[Dataset excerpt]:
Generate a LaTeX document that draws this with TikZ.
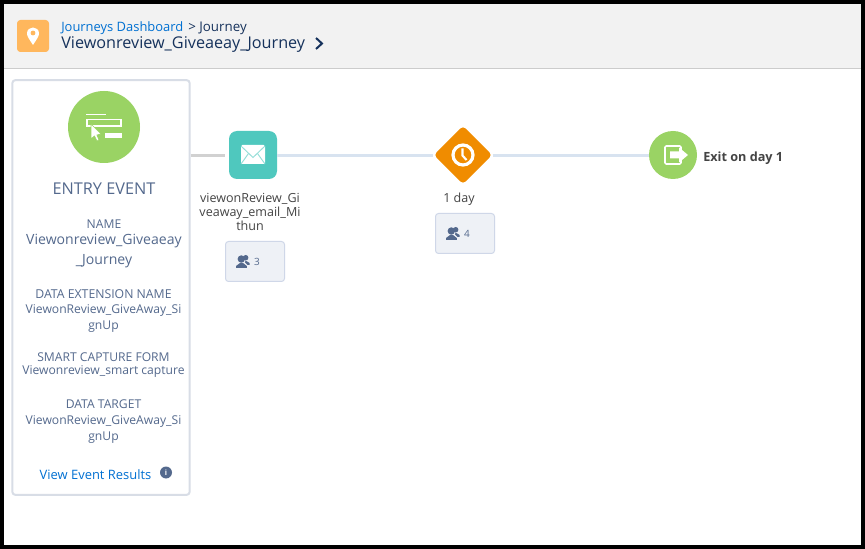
\documentclass[tikz,border=0pt]{standalone}
\usepackage{fontspec}
\setmainfont{Open Sans}
\usetikzlibrary{shapes.geometric}
\definecolor{slate}{HTML}{54698D}
\definecolor{navy}{HTML}{16325C}
\definecolor{linkblue}{HTML}{0070D2}
\definecolor{dark}{HTML}{444444}
\definecolor{panelb}{HTML}{D8DDE6}
\definecolor{green}{HTML}{9AD364}
\definecolor{teal}{HTML}{4FC8BE}
\definecolor{orange}{HTML}{F08C00}
\definecolor{pinbg}{HTML}{FFB75D}
\definecolor{badge}{HTML}{EEF1F6}
\definecolor{badgeb}{HTML}{CFD7E8}
\definecolor{header}{HTML}{F2F2F2}
\definecolor{flow}{HTML}{D8E3F0}
\tikzset{
 x=0.75pt,y=-0.75pt,
 lbl/.style={inner sep=0pt,text=#1,font=\fontsize{9.7pt}{12pt}\selectfont},
 lbl/.default=slate,
 ctext/.style={inner sep=0pt,align=center,text=slate,font=\fontsize{9.1pt}{12pt}\selectfont},
 captext/.style={inner sep=0pt,align=center,text=dark,font=\fontsize{9.4pt}{10.5pt}\selectfont},
 countbox/.style={draw=badgeb,fill=badge,line width=0.75pt,rounded corners=2.25pt,minimum width=44.25pt,minimum height=30pt,inner sep=0pt},
 flowline/.style={draw=flow,line width=2.25pt},
 iconline/.style={draw=white,line width=1.1pt},
}
\newcommand{\people}[2]{%
 \fill[slate] (#1+5.3,#2+4) circle (3.7);
 \fill[slate] (#1+0,#2+13) -- (#1+0,#2+11) -- (#1+4,#2+8) -- (#1+7,#2+8) -- (#1+10.8,#2+11) -- (#1+10.8,#2+13) -- cycle;
 \fill[slate] (#1+9.7,#2+2.7) circle (2.7);
 \fill[slate] (#1+9.5,#2+5.5) -- (#1+13.6,#2+8) -- (#1+13.6,#2+10) -- (#1+11.5,#2+10) -- (#1+9,#2+7.5) -- cycle;
}
\begin{document}
\begin{tikzpicture}
\useasboundingbox (0,0) rectangle (865,549);
\fill[black] (0,0) rectangle (865,549);
\fill[white] (4,4) rectangle (861,545);
\fill[header] (4,4) rectangle (861,68);
\draw[draw=black!20,line width=0.9pt] (4,68.5) -- (861,68.5);
% header icon
\node[fill=pinbg,minimum size=24pt,inner sep=0pt,rounded corners=2.5pt] (hicon) at (33,36) {};
\fill[white] (33,45) .. controls (29.5,39.5) and (27,36.5) .. (27,33.5) .. controls (27,25.5) and (39,25.5) .. (39,33.5) .. controls (39,36.5) and (36.5,39.5) .. (33,45) -- cycle;
\fill[pinbg] (33,33) circle (2.4);
\node[lbl=linkblue,anchor=west] (crumb) at (61,28.5) {Journeys Dashboard};
\node[lbl=navy,anchor=west,font=\fontsize{10pt}{12pt}\selectfont] (crumb2) at (188,28) {> Journey};
\node[lbl=navy,anchor=west,font=\fontsize{12.15pt}{14pt}\selectfont] (title) at (61,44.5) {Viewonreview\_Giveaeay\_Journey};
\draw[navy,line width=1.5pt] (316,38) -- (322,43.5) -- (316,49);
% panel
\node[draw=panelb,fill=white,line width=1.5pt,rounded corners=2.25pt,minimum width=133pt,minimum height=311pt,inner sep=0pt] (panel) at (101,287.5) {};
\node[fill=green,circle,minimum size=54pt,inner sep=0pt] (entry) at (104,127) {};
\draw[iconline] (86,114.5) -- (106,114.5);
\draw[iconline] (87,119.5) rectangle (121,126);
\fill[white] (105,133) rectangle (122,138);
\fill[white,draw=green,line width=0.5pt] (91,124) -- (91,139) -- (94.5,136) -- (97,141) -- (99,140) -- (97,135) -- (101,134) -- cycle;
\node[lbl,font=\fontsize{12.2pt}{14pt}\selectfont] (evt) at (104,189) {ENTRY EVENT};
\node[ctext] (n1) at (104,224) {NAME};
\node[ctext,font=\fontsize{10.55pt}{15pt}\selectfont,anchor=north] (n2) at (104,234) {Viewonreview\_Giveaeay\\\_Journey};
\node[ctext,font=\fontsize{9.2pt}{12pt}\selectfont] (n3) at (103.5,294) {DATA EXTENSION NAME};
\node[ctext,font=\fontsize{9.1pt}{12pt}\selectfont,anchor=north] (n4) at (103.5,304) {ViewonReview\_GiveAway\_Si\\gnUp};
\node[ctext] (n5) at (103.5,357) {SMART CAPTURE FORM};
\node[ctext] (n6) at (103.5,372) {Viewonreview\_smart capture};
\node[ctext] (n7) at (103.5,404) {DATA TARGET};
\node[ctext,anchor=north] (n8) at (103.5,415) {ViewonReview\_GiveAway\_Si\\gnUp};
\node[lbl=linkblue] (view) at (95.5,474.5) {View Event Results};
\node[fill=slate,circle,minimum size=9pt,inner sep=0pt,text=white,font=\fontsize{5.5pt}{6pt}\selectfont\bfseries] (info) at (166,472.5) {i};
% flow nodes
\node[fill=teal,minimum size=36pt,inner sep=0pt,rounded corners=6pt] (mail) at (253,155) {};
\node[fill=orange,diamond,aspect=1,minimum size=44pt,inner sep=0pt,rounded corners=3pt] (wait) at (463,155) {};
\node[fill=green,circle,minimum size=36pt,inner sep=0pt] (exit) at (673,155) {};
\coordinate (gapend) at (225,155.5);
\draw[draw=black!18,line width=2.25pt] (panel.east |- gapend) -- (gapend);
\draw[flowline] (mail.east |- gapend) -- (wait.west |- gapend);
\draw[flowline] (wait.east |- gapend) -- (exit.west |- gapend);
% mail icon
\fill[white,rounded corners=1pt] (241,145) rectangle (265,164);
\draw[teal!60!white,line width=0.7pt] (241,146) -- (253,157.5) -- (265,146);
\draw[teal!60!white,line width=0.7pt] (241,164) -- (248.5,153.5);
\draw[teal!60!white,line width=0.7pt] (265,164) -- (257.5,153.5);
% clock icon
\draw[white,line width=2.4pt] (463,155) circle (10);
\draw[white,line width=1.6pt] (462.5,148.5) -- (462.5,155.5) -- (466.5,160);
% exit icon
\draw[white,line width=1.2pt,rounded corners=1pt] (681,150.5) -- (681,146) -- (665,146) -- (665,164) -- (681,164) -- (681,159.5);
\fill[white] (670,151.5) -- (679,151.5) -- (679,147.5) -- (688,155) -- (679,162.5) -- (679,158.5) -- (670,158.5) -- cycle;
% labels
\node[captext,anchor=north] (mailcap) at (250,193) {viewonReview\_Gi\\veaway\_email\_Mi\\thun};
\node[captext] (waitcap) at (459,199) {1 day};
\node[captext,font=\fontsize{9.5pt}{12pt}\selectfont\bfseries,anchor=west] (exitcap) at (703,158.5) {Exit on day 1};
\node[countbox] (c1) at (255,261.5) {};
\node[countbox] (c2) at (465,233.5) {};
\people{236}{255}
\people{446}{227}
\node[ctext,font=\fontsize{7.5pt}{9pt}\selectfont] (c1t) at (257,261.5) {3};
\node[ctext,font=\fontsize{7.5pt}{9pt}\selectfont] (c2t) at (467,233.5) {4};
\end{tikzpicture}
\end{document}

[Task prompt]:
Copy the data exactly. Any picture it contains is to be omitted.

[Result for this exercise]:
Generate a LaTeX document that draws this with TikZ.
\documentclass[tikz,border=0pt]{standalone}
\usepackage{fontspec}
\setmainfont{Open Sans}
\usetikzlibrary{shapes.geometric}
\definecolor{slate}{HTML}{54698D}
\definecolor{navy}{HTML}{16325C}
\definecolor{linkblue}{HTML}{0070D2}
\definecolor{dark}{HTML}{444444}
\definecolor{panelb}{HTML}{D8DDE6}
\definecolor{green}{HTML}{9AD364}
\definecolor{teal}{HTML}{4FC8BE}
\definecolor{orange}{HTML}{F08C00}
\definecolor{pinbg}{HTML}{FFB75D}
\definecolor{badge}{HTML}{EEF1F6}
\definecolor{badgeb}{HTML}{CFD7E8}
\definecolor{header}{HTML}{F2F2F2}
\definecolor{flow}{HTML}{D8E3F0}
\tikzset{
 x=0.75pt,y=-0.75pt,
 lbl/.style={inner sep=0pt,text=#1,font=\fontsize{9.7pt}{12pt}\selectfont},
 lbl/.default=slate,
 ctext/.style={inner sep=0pt,align=center,text=slate,font=\fontsize{9.1pt}{12pt}\selectfont},
 captext/.style={inner sep=0pt,align=center,text=dark,font=\fontsize{9.4pt}{10.5pt}\selectfont},
 countbox/.style={draw=badgeb,fill=badge,line width=0.75pt,rounded corners=2.25pt,minimum width=44.25pt,minimum height=30pt,inner sep=0pt},
 flowline/.style={draw=flow,line width=2.25pt},
 iconline/.style={draw=white,line width=1.1pt},
}
\newcommand{\people}[2]{%
 \fill[slate] (#1+5.3,#2+4) circle (3.7);
 \fill[slate] (#1+0,#2+13) -- (#1+0,#2+11) -- (#1+4,#2+8) -- (#1+7,#2+8) -- (#1+10.8,#2+11) -- (#1+10.8,#2+13) -- cycle;
 \fill[slate] (#1+9.7,#2+2.7) circle (2.7);
 \fill[slate] (#1+9.5,#2+5.5) -- (#1+13.6,#2+8) -- (#1+13.6,#2+10) -- (#1+11.5,#2+10) -- (#1+9,#2+7.5) -- cycle;
}
\begin{document}
\begin{tikzpicture}
\useasboundingbox (0,0) rectangle (865,549);
\fill[black] (0,0) rectangle (865,549);
\fill[white] (4,4) rectangle (861,545);
\fill[header] (4,4) rectangle (861,68);
\draw[draw=black!20,line width=0.9pt] (4,68.5) -- (861,68.5);
% header icon
\node[fill=pinbg,minimum size=24pt,inner sep=0pt,rounded corners=2.5pt] (hicon) at (33,36) {};
\fill[white] (33,45) .. controls (29.5,39.5) and (27,36.5) .. (27,33.5) .. controls (27,25.5) and (39,25.5) .. (39,33.5) .. controls (39,36.5) and (36.5,39.5) .. (33,45) -- cycle;
\fill[pinbg] (33,33) circle (2.4);
\node[lbl=linkblue,anchor=west] (crumb) at (61,28.5) {Journeys Dashboard};
\node[lbl=navy,anchor=west,font=\fontsize{10pt}{12pt}\selectfont] (crumb2) at (188,28) {> Journey};
\node[lbl=navy,anchor=west,font=\fontsize{12.15pt}{14pt}\selectfont] (title) at (61,44.5) {Viewonreview\_Giveaeay\_Journey};
\draw[navy,line width=1.5pt] (316,38) -- (322,43.5) -- (316,49);
% panel
\node[draw=panelb,fill=white,line width=1.5pt,rounded corners=2.25pt,minimum width=133pt,minimum height=311pt,inner sep=0pt] (panel) at (101,287.5) {};
\node[fill=green,circle,minimum size=54pt,inner sep=0pt] (entry) at (104,127) {};
\draw[iconline] (86,114.5) -- (106,114.5);
\draw[iconline] (87,119.5) rectangle (121,126);
\fill[white] (105,133) rectangle (122,138);
\fill[white,draw=green,line width=0.5pt] (91,124) -- (91,139) -- (94.5,136) -- (97,141) -- (99,140) -- (97,135) -- (101,134) -- cycle;
\node[lbl,font=\fontsize{12.2pt}{14pt}\selectfont] (evt) at (104,189) {ENTRY EVENT};
\node[ctext] (n1) at (104,224) {NAME};
\node[ctext,font=\fontsize{10.55pt}{15pt}\selectfont,anchor=north] (n2) at (104,234) {Viewonreview\_Giveaeay\\\_Journey};
\node[ctext,font=\fontsize{9.2pt}{12pt}\selectfont] (n3) at (103.5,294) {DATA EXTENSION NAME};
\node[ctext,font=\fontsize{9.1pt}{12pt}\selectfont,anchor=north] (n4) at (103.5,304) {ViewonReview\_GiveAway\_Si\\gnUp};
\node[ctext] (n5) at (103.5,357) {SMART CAPTURE FORM};
\node[ctext] (n6) at (103.5,372) {Viewonreview\_smart capture};
\node[ctext] (n7) at (103.5,404) {DATA TARGET};
\node[ctext,anchor=north] (n8) at (103.5,415) {ViewonReview\_GiveAway\_Si\\gnUp};
\node[lbl=linkblue] (view) at (95.5,474.5) {View Event Results};
\node[fill=slate,circle,minimum size=9pt,inner sep=0pt,text=white,font=\fontsize{5.5pt}{6pt}\selectfont\bfseries] (info) at (166,472.5) {i};
% flow nodes
\node[fill=teal,minimum size=36pt,inner sep=0pt,rounded corners=6pt] (mail) at (253,155) {};
\node[fill=orange,diamond,aspect=1,minimum size=44pt,inner sep=0pt,rounded corners=3pt] (wait) at (463,155) {};
\node[fill=green,circle,minimum size=36pt,inner sep=0pt] (exit) at (673,155) {};
\coordinate (gapend) at (225,155.5);
\draw[draw=black!18,line width=2.25pt] (panel.east |- gapend) -- (gapend);
\draw[flowline] (mail.east |- gapend) -- (wait.west |- gapend);
\draw[flowline] (wait.east |- gapend) -- (exit.west |- gapend);
% mail icon
\fill[white,rounded corners=1pt] (241,145) rectangle (265,164);
\draw[teal!60!white,line width=0.7pt] (241,146) -- (253,157.5) -- (265,146);
\draw[teal!60!white,line width=0.7pt] (241,164) -- (248.5,153.5);
\draw[teal!60!white,line width=0.7pt] (265,164) -- (257.5,153.5);
% clock icon
\draw[white,line width=2.4pt] (463,155) circle (10);
\draw[white,line width=1.6pt] (462.5,148.5) -- (462.5,155.5) -- (466.5,160);
% exit icon
\draw[white,line width=1.2pt,rounded corners=1pt] (681,150.5) -- (681,146) -- (665,146) -- (665,164) -- (681,164) -- (681,159.5);
\fill[white] (670,151.5) -- (679,151.5) -- (679,147.5) -- (688,155) -- (679,162.5) -- (679,158.5) -- (670,158.5) -- cycle;
% labels
\node[captext,anchor=north] (mailcap) at (250,193) {viewonReview\_Gi\\veaway\_email\_Mi\\thun};
\node[captext] (waitcap) at (459,199) {1 day};
\node[captext,font=\fontsize{9.5pt}{12pt}\selectfont\bfseries,anchor=west] (exitcap) at (703,158.5) {Exit on day 1};
\node[countbox] (c1) at (255,261.5) {};
\node[countbox] (c2) at (465,233.5) {};
\people{236}{255}
\people{446}{227}
\node[ctext,font=\fontsize{7.5pt}{9pt}\selectfont] (c1t) at (257,261.5) {3};
\node[ctext,font=\fontsize{7.5pt}{9pt}\selectfont] (c2t) at (467,233.5) {4};
\end{tikzpicture}
\end{document}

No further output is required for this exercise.